In starting with the model of my own reading and writing life (seeing and being), I hope to offer students opportunities and experiences that allow for literacy to inform their seeing and that perhaps with enough patience and guidance they too might begin to connect that seeing with their being.
And so rather than “inspire students to create a better world”, a disembodied breathing into, I want to give students space to breathe for themselves, that they may one day read and write and breathe their own worldviews. From that breath, they might decide who or how they want to be.
In sum, the previous section of writing has required a steady gaze into the more theoretical, philosophical, and political dimensions of both a teaching life how that teaching life unfolds in a particular institution. I have attempted to identify and outline the places where the existing portfolio structure presented me with challenges, questions, absences, inconsistencies, or various other points of consideration. While no structure can account for every possible approach to professional reflexivity, I think the following final points are worth noting:
- In what way might the portfolio begin with a sphere of the teaching self, which would include philosophy, experiences, or space to otherwise broadly outline the beliefs, values, and theories (reflections) that inform or initiate a teaching practice? In this subtle revision, rather than starting with ‘executive functioning’ or ‘relational cultivation,’ or the implication that a candidate’s first purpose is to fit themselves within the social/professional milieu of the school, this shift will recognize, honor, and value the autonomy and primacy of the teacher as an individual and professional.
- Likewise, along with a teaching philosophy or a teaching narrative (this is a pretty common genre in pedagogical journals) this domain might also include an opportunity for the candidate to reflect on the activities, practices, and relationships that energize, nurture, or otherwise support their teaching life. In this, rather than trying to quantify the teacher as a ‘technician’, this domain might recognize that our profession requires and involves our selfhood in deeply personal and emotionally demanding ways. Here we might reward and recognize how our living practices are intimately interwoven with our professional practices.
- The relational/community membership sphere will expand to include an indicator about the ‘invisible ways’ in which a candidate participates or contributes to the school community.
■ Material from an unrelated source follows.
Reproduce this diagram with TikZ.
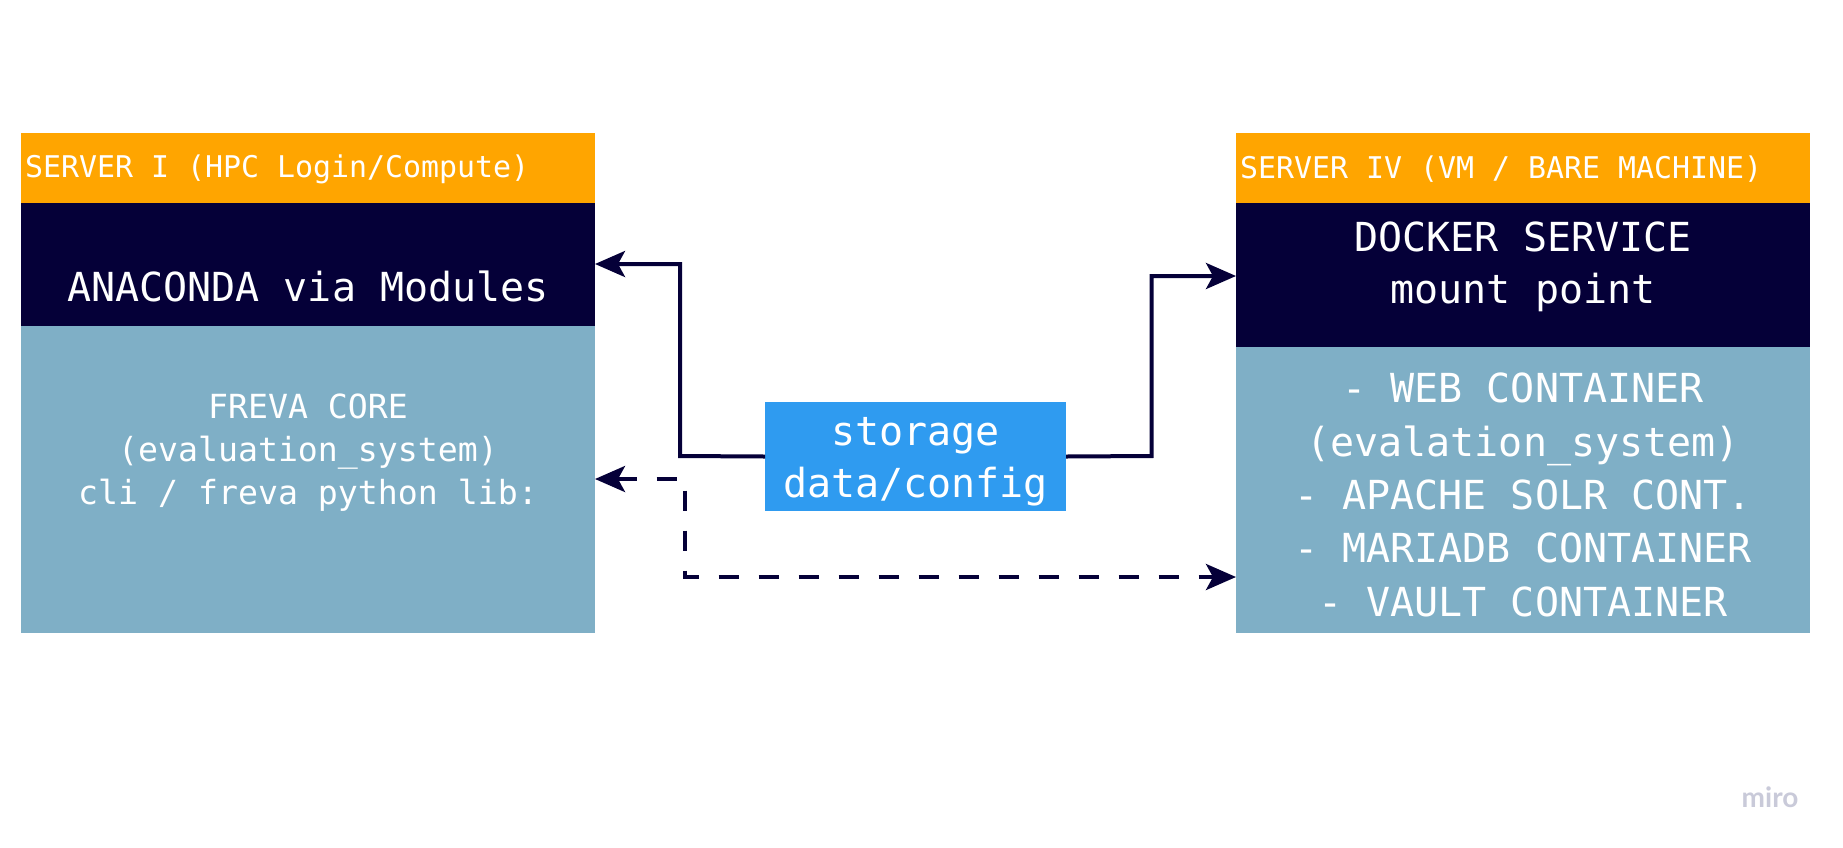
\documentclass[tikz,border=0pt]{standalone}
\usepackage{fontspec}
\setmonofont{DejaVu Sans Mono}
\newfontfamily\mirofont{Lato}
\usetikzlibrary{arrows.meta}
\definecolor{orangeC}{HTML}{FFA500}
\definecolor{navyC}{HTML}{050038}
\definecolor{lightC}{HTML}{7FAFC6}
\definecolor{storeC}{HTML}{2F9BF0}
\definecolor{miroC}{HTML}{C9CAD9}
\begin{document}
\begin{tikzpicture}[x=1pt,y=-1pt,
  band/.style={inner sep=0pt, outer sep=0pt},
  wtext/.style={text=white, font=\ttfamily, align=center, inner sep=0pt},
  conn/.style={draw=navyC, line width=4pt, -{Stealth[length=30pt,width=26pt,inset=7pt]}},
  dconn/.style={conn, dash pattern=on 20pt off 20pt, {Stealth[length=30pt,width=26pt,inset=7pt]}-{Stealth[length=30pt,width=26pt,inset=7pt]}}
]
\fill[white] (0,0) rectangle (1843,847);
\useasboundingbox (0,0) rectangle (1843,847);

% left server
\fill[orangeC] (21,133) rectangle (595,203);
\fill[navyC] (21,203) rectangle (595,326);
\fill[lightC] (21,326) rectangle (595,633);
\coordinate (LA) at (595,264);
\coordinate (LB) at (595,479);

% right server
\fill[orangeC] (1236,133) rectangle (1810,203);
\fill[navyC] (1236,203) rectangle (1810,347);
\fill[lightC] (1236,347) rectangle (1810,633);
\coordinate (RA) at (1236,276);
\coordinate (RB) at (1236,577);

% storage
\node[band, fill=storeC, minimum width=301pt, minimum height=109pt] (S) at (915.5,456.5) {};

% texts
\node[wtext, anchor=west, font=\ttfamily\fontsize{29.9}{36}\selectfont] (t1) at (25,169.5) {SERVER I (HPC Login/Compute)};
\node[wtext, anchor=west, font=\ttfamily\fontsize{29.9}{36}\selectfont] (t2) at (1240,169.5) {SERVER IV (VM / BARE MACHINE)};
\node[wtext, font=\ttfamily\fontsize{40}{52}\selectfont] (t3) at (308,286.5) {ANACONDA via Modules};
\node[wtext, font=\ttfamily\fontsize{33.2}{43}\selectfont] (t4) at (308,452.5) {FREVA CORE\\(evaluation\_system)\\cli / freva python lib:};
\node[wtext, font=\ttfamily\fontsize{40}{52}\selectfont] (t5) at (1523,266.5) {DOCKER SERVICE\\mount point};
\node[wtext, font=\ttfamily\fontsize{40}{53.4}\selectfont] (t6) at (1523,495) {- WEB CONTAINER\\(evalation\_system)\\- APACHE SOLR CONT.\\- MARIADB CONTAINER\\- VAULT CONTAINER};
\node[wtext, font=\ttfamily\fontsize{40}{52}\selectfont] (t7) at (915.5,461.5) {storage\\data/config};
\node[inner sep=0pt, text=miroC, font=\mirofont\bfseries\fontsize{28}{30}\selectfont] (miro) at (1770,797) {miro};

% connectors
\draw[conn] (S.west) -- (680,456) -- (680,264) -- (LA);
\draw[conn] (S.east) -- (1151.5,456) -- (1151.5,276) -- (RA);
\draw[dconn] (LB) -- (685,479) -- (685,577) -- (RB);
\end{tikzpicture}
\end{document}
As mentioned, the existing model foregrounds and privileges certain gestures, modes, and professional personas but may not account for a wealth of invisible labor or other types of community engagement, contribution, etc.
- If the school can’t afford an entire course release to support the time and energy demands of reflection, gathering/analyzing data, and actually composing portfolio material, perhaps a few extra days of PDD, might offer candidates time, space, and dignity to meet the demands of genuine reflection with thoughtfulness and generosity.
Regarding the PDP process, amendments might include:
- The opportunity for development experiences outside of the school day, including workshops, classes, events, etc. This will both move the PDP experience beyond reflection and beyond the insularity of the immediate EPS community.
- Rather than moving candidates through the experience, in isolation, as the sole object of the committee gaze, the year might involve some moments where candidates can dialogue as a cohort or develop community through a shared PDP experience. This would eliminate the feeling of remoteness, isolation, and disconnectedness of the PDP abyss.
To momentarily conclude these meditations, I borrow a fishing metaphor: after fishing a particular hole as effectively and thoroughly as possible, a wise angler will take the approach of letting the hole rest, walking away so that that they might return later to ply its waters once more. Here too, for now, it’s time to let rest these waters.